L'histoire d’Identification des schémas se situe explicitement dans un contexte post-9/11 : on apprend en effet que le père du personnage principal a disparu à Manhattan ce jour-là (élément remarquablement bien utilisé, car humainement et sans excès, comme un fil parmi d'autres dans la trame de l'histoire ; c'est d'ailleurs un fil que l'auteur a tissé après coup, s'étant rendu compte au lendemain du 11 septembre 2001 que son roman en cours d'écriture avait été comme propulsé hors de son époque par les événements de New York). Le personnage principal, Cayce Pollard (qu'il est difficile de ne pas aimer — quelle classe !), travaille en free-lance pour les plus grandes agences de communication : elle a le don unique de savoir en un clin d'œil l'impact que pourront avoir une marque ou un logo aurpès du public. Ce don est doublé d'une pathologie handicapante dans notre monde : en dehors de son travail, elle a une phobie prononcée des marques. Les pires : le bibendum Michelin et le logo Tommy Hilfiger qui provoquent chez elle de terribles crises d'angoisse. Cayce se retrouve employée par un homme d'affaires belge, Hubertus Bigend, fondateur de l'entreprise de marketing Blue Ant, pour enquêter sur l'apparition de fragments d'un film inconnu diffusés anonymement sur le net. Une communauté en ligne s'est constituée autour de ce phénomène et Cayce en fait partie. Beaucoup de Russes trainent dans les parages.

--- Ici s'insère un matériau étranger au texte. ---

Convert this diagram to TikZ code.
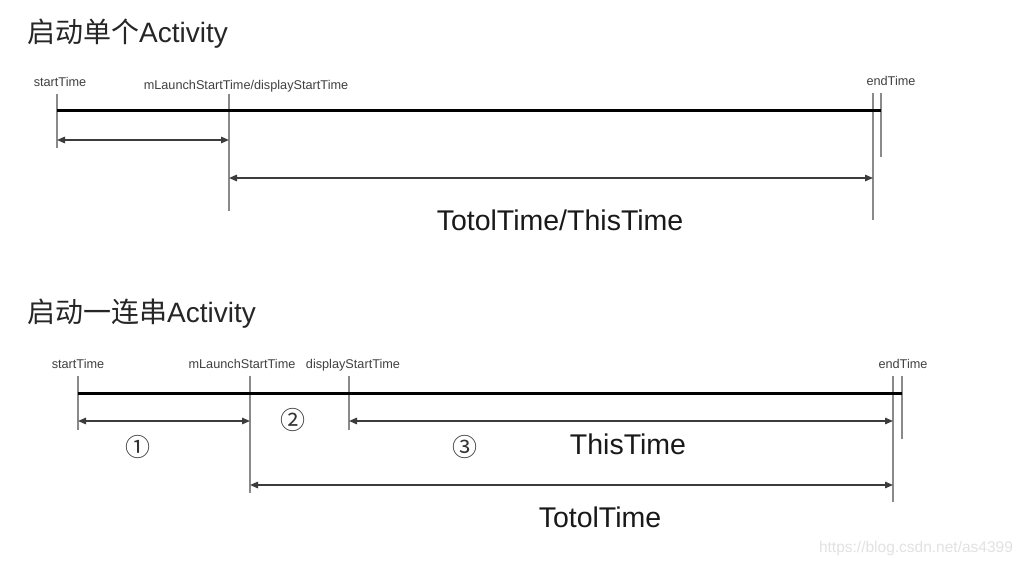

Des fragments de film diffusés sur le net et suivis par toute une communauté ; Cayce Pollard elle-même membre de cette communauté et experte pour dénicher les tendances à venir ; Bigend, un homme d'affaires belge qui la fait travailler ; beaucoup de Russes dans les parages ; Londres, Paris, Moscou, New York, Tokyo…

Et on a un instantané parfait du monde occidental middle-upper class actuel.

Et putain, ce que c'est bien écrit.

Code source

Le second roman post-cyberpunk de Gibson, et dernier en date, est Code source (Spook Country), paru en 2007 et sorti en traduction française en mars 2008. J'en ai terminé la lecture il y a quelques jours.

Hollis Henry, ancienne star du rock reconvertie à l'écriture, est envoyée à Los Angeles par Node, un magazine anglais qui lui a commandé un article sur le « locative », une nouvelle forme d'art utilisant la réalité augmentée. Bien au-delà du locative, son enquête la conduit vers un mystérieux container qui semble intéresser beaucoup de monde.

On reste en plein dans le style Gibson : c'est un bouquin dont on ressort la tête pleine d'images détaillées et pleine d'idées sur le monde actuel. C'est un livre sans doute plus austère que ses précédents romans, moins sensationnel. Comme toujours, il y a des voyages, mais ils se restreignent à l'Amérique du Nord (peut-être est-ce l'idée d'une Amérique post-9/11 en crise et repliée sur elle-même ?). Le point focal de l'intrigue est lui-même on ne peut plus austère : un container de marchandises, là où le point focal de l'intrigue d’Identification des schémas était au contraire séduisant, artistique, subtil (une série de fragments de film d'auteur). Il y a bien un élément artistique dans Code source mais ce sont des œuvres elles-mêmes très précaires, évanescentes, inaccessibles au grand public, invisibles par essence : des œuvres d'art virtuelles. Bref, Gibson assume de nous promener dans cette incertitude, dans cette Amérique fantomatique (le titre anglais du livre est Spook Country), régressive. Sans être noir ni désespérant, ce n'est pas un livre qui émerveille, qui fait rêver, qui ouvre de grands horizons. C'est un livre qui dissout la société américaine, qui floute l'État (ou le réduit à un stylo-bille) pour ne plus trouver de liens de confiance qu'aux niveaux de l'individu, de la famille, du clan, du cercle d'amis.

Sûr de son écriture, Gibson a donc produit une œuvre plus posée qu'à son habitude mais pas moins importante. Comme pour tous ses livres, il faut quelques paliers d'adaptation pour entrer dans le récit, mais au bout de quelques chapitres, on est agréablement porté par l'histoire, par les personnages, par les images. Et on s'aperçoit que même sur un sujet austère, Gibson tient debout et a produit un truc puissant.